Keep in mind that you are an artist not a photographer. You don't have to duplicate the image. As an artist you can interpret, change and modify to best serve your artistic creation.
The first thing you need to do is eliminate the background images of trees and bushes. Concentrate on the image of the train engine.
As you begin to draw the train engine there will be images that you may not know what they are. Keep in mind knowing why and how something works makes drawing it so much easier.
A good example of this is when you look at the dark mechanical image located at the very front of the train engine and positioned at the center of the bumper or cattle guard.

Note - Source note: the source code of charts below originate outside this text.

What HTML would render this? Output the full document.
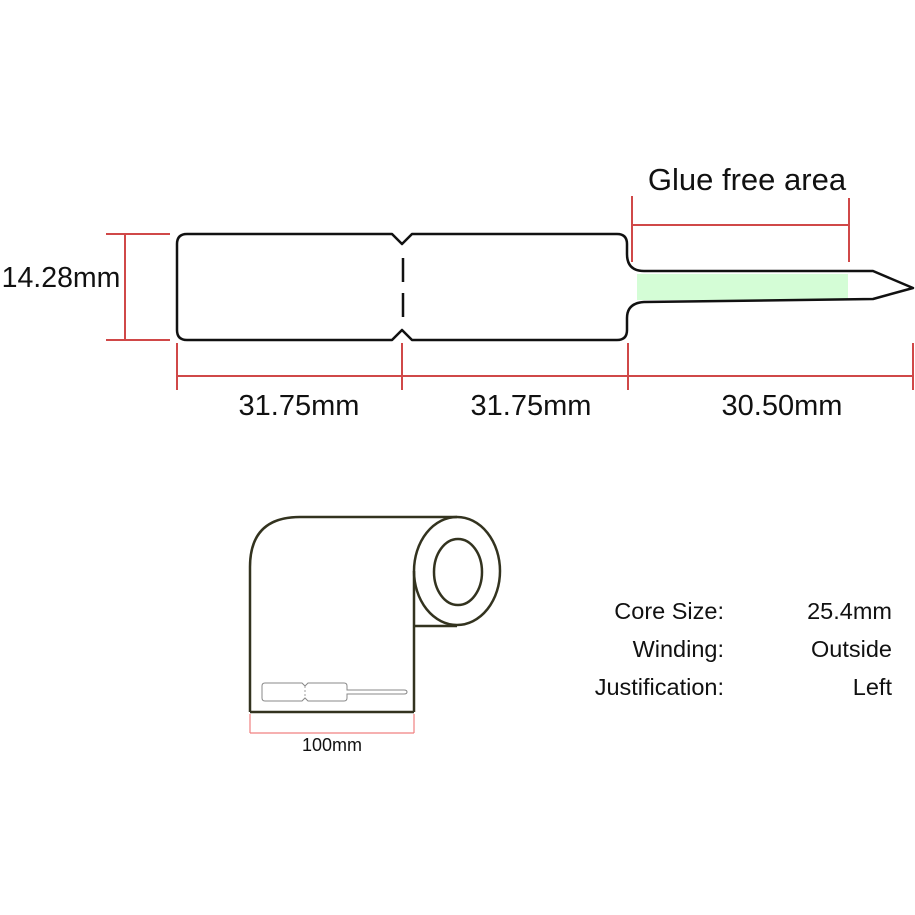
<!DOCTYPE html>
<html><head><meta charset="utf-8"><style>
html,body{margin:0;padding:0;background:#fff;}
svg{display:block;}
text{font-family:"Liberation Sans",sans-serif;fill:#111;}
</style></head><body>
<svg width="915" height="915" viewBox="0 0 915 915" xmlns="http://www.w3.org/2000/svg">
<rect width="915" height="915" fill="#fff"/>
<rect x="637" y="274" width="211" height="26" fill="#d4fdd6"/>
<path d="M187,234 H392 L402,244 L412,234 H617 Q627,234 627,244 V254 Q627,271 644,271 H873 L913,288 L873,299 L644,302 Q627,303 627,318 V330 Q627,340 617,340 H412 L402,330 L392,340 H187 Q177,340 177,330 V244 Q177,234 187,234 Z" fill="none" stroke="#111" stroke-width="2.5" stroke-linejoin="round"/>
<line x1="403" y1="258" x2="403" y2="318" stroke="#111" stroke-width="2.5" stroke-dasharray="24,11"/>
<g stroke="#d04848" stroke-width="2" fill="none">
<line x1="106" y1="234" x2="170" y2="234"/>
<line x1="106" y1="340" x2="170" y2="340"/>
<line x1="125" y1="234" x2="125" y2="340"/>
<line x1="177" y1="343" x2="177" y2="390"/>
<line x1="402" y1="343" x2="402" y2="390"/>
<line x1="628" y1="343" x2="628" y2="390"/>
<line x1="913" y1="343" x2="913" y2="390"/>
<line x1="177" y1="376" x2="913" y2="376"/>
<line x1="632" y1="196" x2="632" y2="262"/>
<line x1="849" y1="198" x2="849" y2="262"/>
<line x1="632" y1="225" x2="849" y2="225"/>
</g>
<text x="61" y="287" font-size="28.5" text-anchor="middle">14.28mm</text>
<text x="299" y="415" font-size="29" text-anchor="middle">31.75mm</text>
<text x="531" y="415" font-size="29" text-anchor="middle">31.75mm</text>
<text x="782" y="415" font-size="29" text-anchor="middle">30.50mm</text>
<text x="747" y="190" font-size="31" text-anchor="middle">Glue free area</text>
<g stroke="#33331f" stroke-width="2.5" fill="none">
<path d="M250,712 V567 Q250,517 300,517 H457"/>
<line x1="250" y1="712" x2="414" y2="712"/>
<line x1="414" y1="712" x2="414" y2="571"/>
<line x1="414" y1="626" x2="457" y2="626"/>
<ellipse cx="457" cy="571" rx="43" ry="54"/>
<ellipse cx="458" cy="572" rx="24" ry="33"/>
</g>
<path d="M265,683 H302 L305,686 L308,683 H344 Q347,683 347,686 V690 H404 Q407,690 407,692 Q407,694 404,694 H347 V698 Q347,701 344,701 H308 L305,698 L302,701 H265 Q262,701 262,698 V686 Q262,683 265,683 Z" fill="none" stroke="#888" stroke-width="1"/>
<line x1="305" y1="686" x2="305" y2="698" stroke="#888" stroke-width="0.8" stroke-dasharray="2,2"/>
<g stroke="#f08080" stroke-width="1.2">
<line x1="250" y1="714" x2="250" y2="733"/>
<line x1="414" y1="714" x2="414" y2="733"/>
<line x1="250" y1="733" x2="414" y2="733"/>
</g>
<text x="332" y="751" font-size="18" text-anchor="middle" fill="#333">100mm</text>
<text x="724" y="619" font-size="23.5" text-anchor="end">Core Size:</text>
<text x="724" y="657" font-size="23.5" text-anchor="end">Winding:</text>
<text x="724" y="695" font-size="23.5" text-anchor="end">Justification:</text>
<text x="892" y="619" font-size="23.5" text-anchor="end">25.4mm</text>
<text x="892" y="657" font-size="23.5" text-anchor="end">Outside</text>
<text x="892" y="695" font-size="23.5" text-anchor="end">Left</text>
</svg>
</body></html>
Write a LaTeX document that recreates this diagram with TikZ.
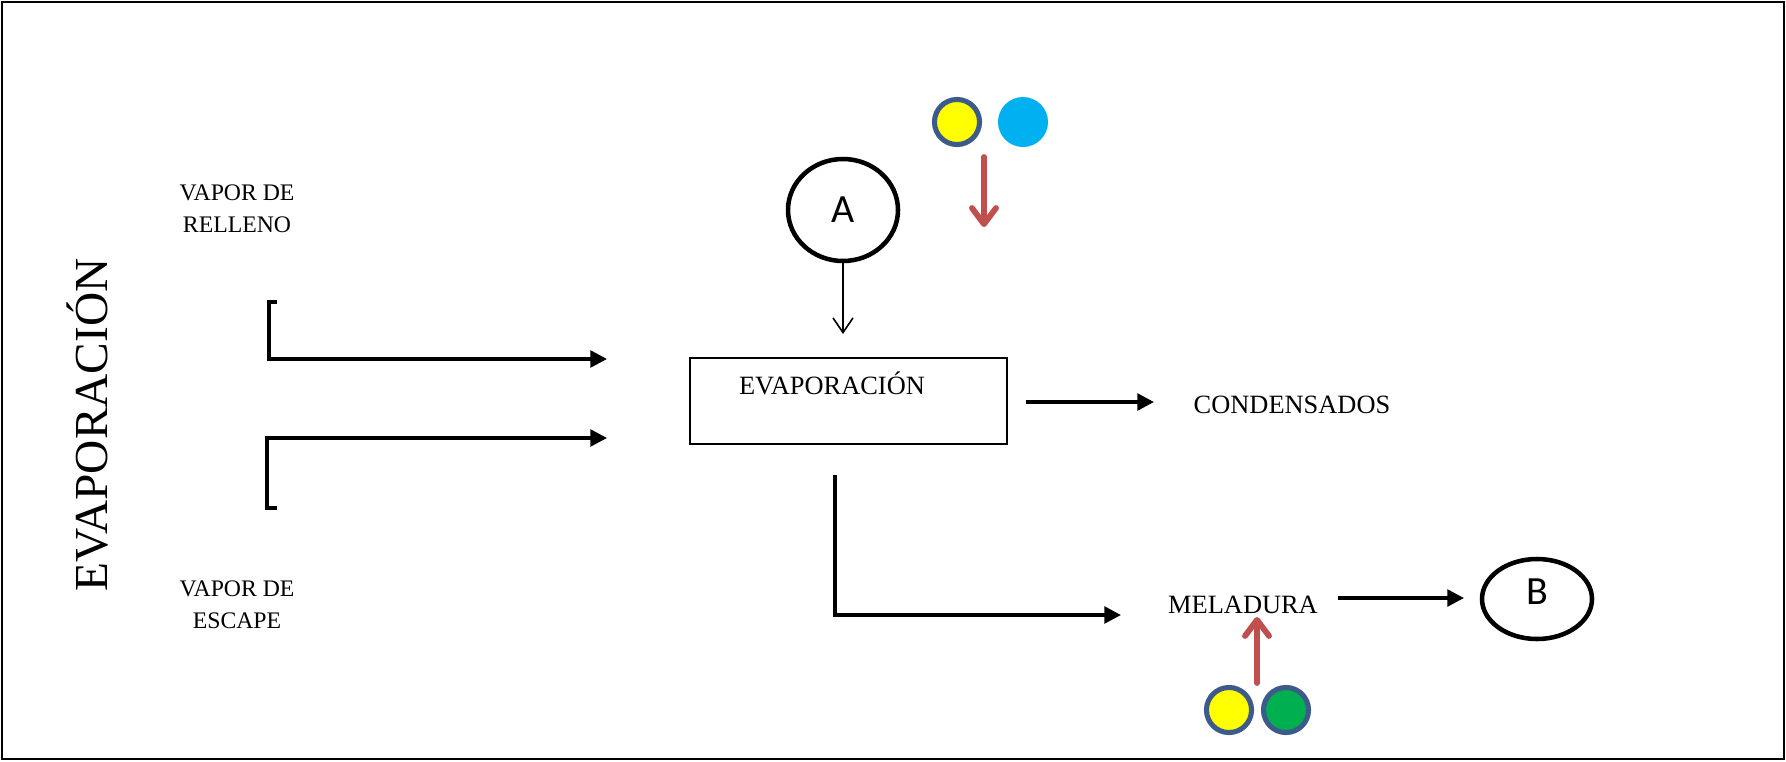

It's called a 'Coupler'. They are located on the front and back of every train engine and train car. There is also a metal bar that is located just above the coupler. This bar is pulled to raise a metal pin that discounnects one coupler from another. Below the coupler's are two rubber hoses. These hoses connect to the next train car or engine. These hoses supply air pressure to the train's brake system.
If you didn't know what these images were, you might draw them incorectly or not even include them at all. Artistic Interpretation is one thing, drawing and illustrating structurally inaccurate images is another. If in the mind of your audience they can't imagine how something works, then the artist has failed to illustrate the image with enough accurate content.
Sometimes what makes for an interesting or dynamic element in a work of art is picking a visual element and making it really stand out from the rest. A good example of this would be to look closely at the rails the train engine must travel upon. Studying what rail road rails actually look like and how they are constucted and work leaves very little room for interpretation. The mechanical functionality demands accuracy. Now, as you illustrate them they will take on a life or characture of their own.
Note: It was diffcult to visualize what were the mechanical elements along the forward left side of the train. By simply illustrating a steam cloud over that area I accomplished two things: 1) elimated the need for the mechanical detail
2) added a dynamic of steam, energy, and the sense of movement.